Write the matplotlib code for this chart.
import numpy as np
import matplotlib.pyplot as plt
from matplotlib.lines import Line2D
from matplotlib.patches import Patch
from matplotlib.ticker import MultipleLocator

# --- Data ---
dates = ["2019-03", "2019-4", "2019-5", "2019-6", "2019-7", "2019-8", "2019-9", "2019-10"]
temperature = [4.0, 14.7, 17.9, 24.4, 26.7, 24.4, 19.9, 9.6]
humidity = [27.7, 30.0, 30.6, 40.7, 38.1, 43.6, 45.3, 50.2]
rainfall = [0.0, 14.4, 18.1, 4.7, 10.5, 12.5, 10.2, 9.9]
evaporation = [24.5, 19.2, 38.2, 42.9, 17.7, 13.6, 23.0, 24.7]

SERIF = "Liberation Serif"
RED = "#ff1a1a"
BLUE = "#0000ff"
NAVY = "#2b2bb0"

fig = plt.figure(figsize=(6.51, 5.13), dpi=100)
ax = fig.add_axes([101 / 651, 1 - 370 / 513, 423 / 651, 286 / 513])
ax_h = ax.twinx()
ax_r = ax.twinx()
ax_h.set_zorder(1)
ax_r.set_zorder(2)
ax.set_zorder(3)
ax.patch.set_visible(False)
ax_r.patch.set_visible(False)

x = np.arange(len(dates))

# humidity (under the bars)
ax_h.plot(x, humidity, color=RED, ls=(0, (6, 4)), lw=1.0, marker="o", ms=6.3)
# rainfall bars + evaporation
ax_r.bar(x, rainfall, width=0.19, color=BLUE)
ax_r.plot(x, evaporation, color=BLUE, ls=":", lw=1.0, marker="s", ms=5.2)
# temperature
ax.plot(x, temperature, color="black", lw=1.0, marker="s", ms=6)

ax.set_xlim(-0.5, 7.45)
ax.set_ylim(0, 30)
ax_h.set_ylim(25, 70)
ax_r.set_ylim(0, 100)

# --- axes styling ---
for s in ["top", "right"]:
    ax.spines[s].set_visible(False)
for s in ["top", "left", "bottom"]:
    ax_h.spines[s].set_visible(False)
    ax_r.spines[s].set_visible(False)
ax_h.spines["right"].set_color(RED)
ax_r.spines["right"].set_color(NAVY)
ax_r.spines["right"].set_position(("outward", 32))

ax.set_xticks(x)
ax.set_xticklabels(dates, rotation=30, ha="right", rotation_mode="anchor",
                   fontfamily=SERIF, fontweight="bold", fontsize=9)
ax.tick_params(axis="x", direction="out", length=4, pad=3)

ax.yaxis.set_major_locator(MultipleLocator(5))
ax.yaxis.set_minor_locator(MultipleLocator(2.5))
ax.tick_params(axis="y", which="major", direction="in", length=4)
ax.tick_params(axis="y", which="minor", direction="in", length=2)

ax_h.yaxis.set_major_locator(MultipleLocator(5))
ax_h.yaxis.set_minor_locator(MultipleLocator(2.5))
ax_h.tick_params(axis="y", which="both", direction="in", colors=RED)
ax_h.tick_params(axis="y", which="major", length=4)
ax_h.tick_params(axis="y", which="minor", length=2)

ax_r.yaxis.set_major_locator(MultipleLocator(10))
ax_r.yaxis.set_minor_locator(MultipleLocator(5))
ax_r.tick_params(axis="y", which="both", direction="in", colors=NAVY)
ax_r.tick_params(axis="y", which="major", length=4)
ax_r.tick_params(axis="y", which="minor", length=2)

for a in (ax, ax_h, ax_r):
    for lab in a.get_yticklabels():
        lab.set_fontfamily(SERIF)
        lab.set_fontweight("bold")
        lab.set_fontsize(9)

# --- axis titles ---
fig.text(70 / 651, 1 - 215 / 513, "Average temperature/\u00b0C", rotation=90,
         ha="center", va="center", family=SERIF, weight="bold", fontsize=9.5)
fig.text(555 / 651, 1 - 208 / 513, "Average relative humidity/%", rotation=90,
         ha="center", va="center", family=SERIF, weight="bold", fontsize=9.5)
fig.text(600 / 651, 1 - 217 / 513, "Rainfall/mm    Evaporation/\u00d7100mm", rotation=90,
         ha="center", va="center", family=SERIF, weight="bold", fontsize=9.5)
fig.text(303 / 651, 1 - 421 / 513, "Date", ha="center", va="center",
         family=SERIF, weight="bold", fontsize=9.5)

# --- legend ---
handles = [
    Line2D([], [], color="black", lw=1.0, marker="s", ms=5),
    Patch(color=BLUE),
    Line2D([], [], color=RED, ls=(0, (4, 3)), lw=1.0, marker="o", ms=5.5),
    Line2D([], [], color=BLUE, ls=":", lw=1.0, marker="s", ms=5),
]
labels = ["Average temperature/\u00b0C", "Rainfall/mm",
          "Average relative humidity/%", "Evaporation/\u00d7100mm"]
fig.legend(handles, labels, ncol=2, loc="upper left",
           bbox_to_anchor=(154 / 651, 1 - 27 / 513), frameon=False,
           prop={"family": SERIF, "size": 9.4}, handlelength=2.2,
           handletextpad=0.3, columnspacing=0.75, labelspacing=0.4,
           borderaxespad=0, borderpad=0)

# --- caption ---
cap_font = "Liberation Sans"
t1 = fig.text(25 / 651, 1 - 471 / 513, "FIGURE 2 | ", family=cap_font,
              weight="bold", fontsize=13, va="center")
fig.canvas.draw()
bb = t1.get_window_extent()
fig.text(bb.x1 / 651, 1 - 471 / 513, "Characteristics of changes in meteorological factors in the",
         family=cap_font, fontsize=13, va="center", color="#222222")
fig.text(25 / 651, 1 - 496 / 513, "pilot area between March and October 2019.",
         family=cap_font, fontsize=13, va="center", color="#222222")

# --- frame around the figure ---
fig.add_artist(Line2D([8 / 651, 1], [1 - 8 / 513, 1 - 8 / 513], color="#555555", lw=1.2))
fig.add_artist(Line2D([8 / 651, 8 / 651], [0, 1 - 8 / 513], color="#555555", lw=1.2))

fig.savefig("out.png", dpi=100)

════════════════

> **YOUR INSTRUCTIONS**
What you return should be the lines from the start of the data through the line with "from matplotlib.ticker import MultipleLocator", quoted exactly and nothing more.

> **COMPLETE RESPONSE**
Write the matplotlib code for this chart.
import numpy as np
import matplotlib.pyplot as plt
from matplotlib.lines import Line2D
from matplotlib.patches import Patch
from matplotlib.ticker import MultipleLocator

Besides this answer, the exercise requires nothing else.